Yosemite Valley is a geological wonder, revered globally for its sheer cliffs and expansive, flat floor. Its dramatic appearance, with granite walls soaring thousands of feet above the meandering Merced River, resulted from a slow, forceful transformation. While water initially cut the valley, repeated invasions of massive ice sheets during the Pleistocene Epoch—the Ice Ages—sculpted the landscape into its distinctive U-shape. This monumental carving process took place over hundreds of thousands of years.
Yosemite Before the Glaciers Arrived
Long before the first glaciers descended, the landscape of Yosemite Valley was a deep, steep-sided river canyon. The Merced River carved this initial valley over millions of years, creating a typical V-shaped profile. The river’s erosive power was amplified by the gradual uplift and westward tilting of the Sierra Nevada mountain block, which accelerated the water’s speed and cutting ability.
The bedrock was the Sierra Nevada batholith, a massive body of igneous rock primarily composed of granite. This hard, crystalline rock, exposed by uplift and erosion, was already fractured by a network of joints and fissures. The pre-glacial river carved its canyon as much as 3,000 feet deep, but the resulting valley was narrow and confined, providing the V-shaped starting point for the subsequent ice sheets.

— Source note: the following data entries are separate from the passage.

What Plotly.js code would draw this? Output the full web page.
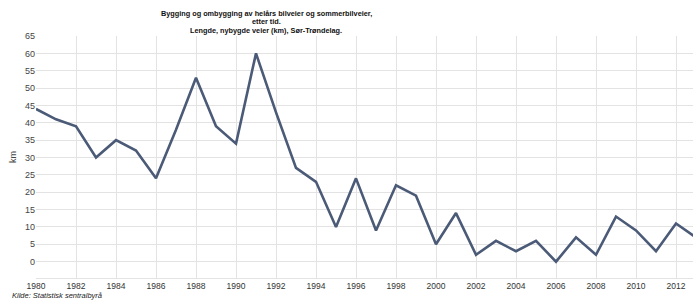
<!DOCTYPE html>
<html><head><meta charset="utf-8">
<script src="https://cdn.plot.ly/plotly-3.0.1.min.js"></script>
<style>html,body{margin:0;padding:0;background:#fff}#c{width:693px;height:300px}</style>
</head><body><div id="c"></div>
<script>
const years = [1980,1981,1982,1983,1984,1985,1986,1987,1988,1989,1990,1991,1992,1993,1994,1995,1996,1997,1998,1999,2000,2001,2002,2003,2004,2005,2006,2007,2008,2009,2010,2011,2012,2013];
const km = [44,41,39,30,35,32,24,38,53,39,34,60,43,27,23,10,24,9,22,19,5,14,2,6,3,6,0,7,2,13,9,3,11,7];
const xTicks = [1980,1982,1984,1986,1988,1990,1992,1994,1996,1998,2000,2002,2004,2006,2008,2010,2012];
const yTicks = [0,5,10,15,20,25,30,35,40,45,50,55,60,65];
const titleLines = ["Bygging og ombygging av helårs bilveier og sommerbilveier,","etter tid.","Lengde, nybygde veier (km), Sør-Trøndelag."];
const source = "Kilde: Statistisk sentralbyrå";

const plotTop = 36, plotBot = 278, H = plotBot - plotTop;
const titleY = [13.5, 22, 30.5];
const ann = titleLines.map((t,i)=>({
  text: "<b>"+t+"</b>", xref:'paper', yref:'paper',
  x: (266-36)/(693-36), y: (plotBot - titleY[i])/H, xanchor:'center', yanchor:'middle',
  showarrow:false, font:{family:'Liberation Sans, Arial, sans-serif', size:7.3, color:'#111'}
}));
ann.push({text:"<i>"+source+"</i>", xref:'paper', yref:'paper', x:(10-36)/(693-36), y:(plotBot-295)/H,
  xanchor:'left', yanchor:'middle', showarrow:false, font:{family:'Liberation Sans, Arial, sans-serif', size:7.5, color:'#222'}});

Plotly.newPlot('c', [{
  x: years, y: km, type:'scatter', mode:'lines',
  line:{color:'#4b5a77', width:2.6}, hoverinfo:'skip'
}], {
  width:693, height:300,
  margin:{l:36, r:0, t:plotTop, b:300-plotBot, pad:0},
  paper_bgcolor:'#fff', plot_bgcolor:'#fff',
  showlegend:false,
  xaxis:{range:[1980, 2012.85], tickvals:xTicks, ticktext:xTicks.map(String),
    showgrid:true, gridcolor:'#e3e3e3', gridwidth:1, zeroline:false,
    showline:true, linecolor:'#e3e3e3', ticks:'', ticklen:0,
    tickfont:{family:'Liberation Sans, Arial, sans-serif', size:8.5, color:'#333'}},
  yaxis:{range:[-4.7, 65], tickvals:yTicks, ticktext:yTicks.map(String),
    showgrid:true, gridcolor:'#e3e3e3', gridwidth:1, zeroline:false,
    showline:false, ticks:'', ticklen:4,
    tickfont:{family:'Liberation Sans, Arial, sans-serif', size:9, color:'#444'},
    title:{text:'km', standoff:6, font:{family:'Liberation Sans, Arial, sans-serif', size:9, color:'#444'}}},
  annotations: ann
}, {displayModeBar:false, staticPlot:true});
</script></body></html>
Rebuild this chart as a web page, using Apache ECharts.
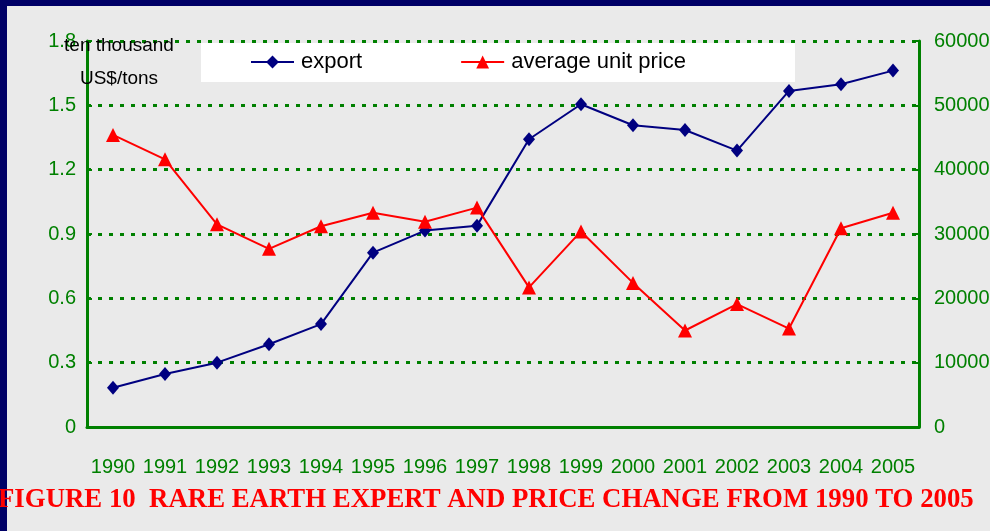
<!DOCTYPE html>
<html>
<head>
<meta charset="utf-8">
<script src="https://cdn.jsdelivr.net/npm/echarts@6/dist/echarts.min.js"></script>
<style>
html,body{margin:0;padding:0;background:#eaeaea;}
#chart{width:990px;height:531px;}
</style>
</head>
<body>
<div id="chart"></div>
<script>
const years = ['1990','1991','1992','1993','1994','1995','1996','1997','1998','1999','2000','2001','2002','2003','2004','2005'];
const exportVals = [0.183, 0.247, 0.300, 0.386, 0.480, 0.813, 0.916, 0.939, 1.342, 1.505, 1.407, 1.385, 1.289, 1.567, 1.598, 1.662];
const priceVals = [45400, 41600, 31500, 27700, 31200, 33300, 31900, 34100, 21700, 30400, 22400, 15000, 19100, 15300, 30900, 33300];
const leftTicks = {min: 0, max: 1.8, interval: 0.3};
const rightTicks = {min: 0, max: 60000, interval: 10000};

const green = '#008000';
const chart = echarts.init(document.getElementById('chart'));
chart.setOption({
  backgroundColor: '#eaeaea',
  animation: false,
  title: {
    text: 'FIGURE 10  RARE EARTH EXPERT AND PRICE CHANGE FROM 1990 TO 2005',
    left: -2, top: 487, padding: 0, z: 10,
    textStyle: {color: '#ff0000', fontFamily: "'Liberation Serif', 'Times New Roman', serif", fontWeight: 'bold', fontSize: 26.8}
  },
  graphic: [
    {type: 'rect', z: 0, shape: {x: 0, y: 0, width: 990, height: 6}, style: {fill: '#000066'}},
    {type: 'rect', z: 0, shape: {x: 0, y: 0, width: 7, height: 531}, style: {fill: '#000066'}},
    {type: 'rect', z: 1, shape: {x: 201, y: 43, width: 594, height: 39}, style: {fill: '#ffffff'}},
    {type: 'text', z: 10, x: 119, y: 29, style: {text: 'ten thousand\nUS$/tons', textAlign: 'center', textVerticalAlign: 'top', fill: '#000', font: "19px 'Liberation Sans', Arial, sans-serif", lineHeight: 33}}
  ],
  legend: {
    left: 250, top: 51, padding: 0, itemGap: 98, itemWidth: 43, itemHeight: 16, z: 5,
    textStyle: {color: '#000', fontSize: 22, fontFamily: "'Liberation Sans', Arial, sans-serif", padding: [0,0,0,2]},
    data: ['export', 'average unit price']
  },
  grid: {left: 87, right: 71, top: 41, bottom: 104, outerBoundsMode: 'none', containLabel: false},
  xAxis: {
    type: 'category', data: years, boundaryGap: true,
    axisLine: {lineStyle: {color: green, width: 3}},
    axisTick: {inside: true, length: 6, lineStyle: {color: green, width: 2}},
    axisLabel: {color: green, fontSize: 20, margin: 30, interval: 0, fontFamily: "'Liberation Sans', Arial, sans-serif"},
    splitLine: {show: false}
  },
  yAxis: [
    {
      type: 'value', position: 'left', min: leftTicks.min, max: leftTicks.max, interval: leftTicks.interval,
      axisLine: {show: true, lineStyle: {color: green, width: 3}},
      axisTick: {show: true, inside: true, length: 5, lineStyle: {color: green, width: 2}},
      axisLabel: {color: green, fontSize: 20, margin: 11, fontFamily: "'Liberation Sans', Arial, sans-serif",
        formatter: v => (v === 0 ? '0' : v.toFixed(1))},
      splitLine: {show: true, lineStyle: {color: green, width: 3, type: [4, 7]}}
    },
    {
      type: 'value', position: 'right', min: rightTicks.min, max: rightTicks.max, interval: rightTicks.interval,
      axisLine: {show: true, lineStyle: {color: green, width: 3}},
      axisTick: {show: true, inside: true, length: 5, lineStyle: {color: green, width: 2}},
      axisLabel: {color: green, fontSize: 20, margin: 15, fontFamily: "'Liberation Sans', Arial, sans-serif",
        formatter: v => String(v)},
      splitLine: {show: false}
    }
  ],
  series: [
    {
      name: 'export', type: 'line', yAxisIndex: 0, data: exportVals, z: 4,
      symbol: 'diamond', symbolSize: [12, 14],
      lineStyle: {color: '#000080', width: 2}, itemStyle: {color: '#000080'}
    },
    {
      name: 'average unit price', type: 'line', yAxisIndex: 1, data: priceVals, z: 4,
      symbol: 'triangle', symbolSize: [14, 14],
      lineStyle: {color: '#ff0000', width: 2}, itemStyle: {color: '#ff0000'}
    }
  ]
});
</script>
</body>
</html>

The Mechanics of Glacial Erosion
The transformation from a V-shape to a glacial U-shape was achieved through the immense weight and slow movement of the ice. Glaciers formed high in the Sierra Nevada and moved downslope, confined by the river channel. These thick tongues of ice filled the valley, reaching several thousand feet in depth and exerting enormous downward pressure on the valley floor and sides.
Glacial erosion relies on abrasion and plucking. Glacial abrasion occurs as the ice drags embedded rock fragments, or till, across the bedrock surface. This grinding action polishes the rock, leaving behind parallel scratches called striations, and produces a fine silt known as rock flour. Abrasion smoothed the less resistant sections of the valley.
Glacial plucking, or quarrying, created the near-vertical walls. Meltwater seeped into joints and cracks in the granite, re-freezing and adhering to the base of the moving glacier. As the massive body of ice flowed onward, it pulled away large, joint-bounded blocks of rock. This process exploited natural weaknesses in the granite to deepen and widen the canyon.
Iconic Landforms Shaped by Ice
The repeated cycles of glaciation, particularly the Sherwin and Tahoe glaciations, carved the valley into a classic U-shaped glacial trough with steep walls and a broad floor. The shapes of Yosemite’s famous granite formations resulted from glacial sculpting interacting with the granite’s internal structure. Monoliths like El Capitan and Half Dome resisted the full force of the ice because their granite had relatively few internal fractures, making them less susceptible to plucking.
El Capitan’s sheer, 3,000-foot vertical face was created as the glacier flowed past, plucking rock along a prominent, near-vertical joint set. The rock mass was too large and cohesive to be quarried away entirely. Half Dome has one rounded side and one sheer drop; the glacier scraped along its base, but a major vertical fracture allowed the ice to quarry out the large mass of rock that formed its straight face.
Other features resulted from differential erosion between the main valley and its tributaries. The main Merced Glacier cut the valley floor significantly deeper than the smaller glaciers in the side canyons. When the ice retreated, these tributary valleys were left “hanging” high above the main valley floor, giving rise to features like Yosemite Falls and Bridalveil Fall, which plunge over the newly exposed, glacially steepened cliffs.
The Evolution of the Valley Floor
The final stage of the valley’s formation began when the last major glacier retreated around 15,000 years ago. As the ice melted, it left behind a massive terminal moraine—a ridge of rock debris—near the valley’s western end. This moraine acted as a natural dam, impounding the meltwater to create a large, deep body of water known as ancient Lake Yosemite.
This lake persisted for thousands of years, gradually collecting vast amounts of sediment washed in by the Merced River and other streams. The fine-grained material, including glacial till and the pulverized rock flour created by abrasion, settled to the bottom of the lake. Over time, the lake basin filled with this outwash material, accumulating to depths of up to 2,000 feet in some places.
This extensive infilling process created the flat, expansive valley floor visible today, which is now home to meadows and forests. The Merced River now flows across this thick layer of sediments, having shifted from its ancient canyon-cutting role to meandering across the broad, glacially-engineered plain. The modern landscape is thus a fusion of the initial river erosion, the profound glacial carving, and the final stage of sedimentary infilling.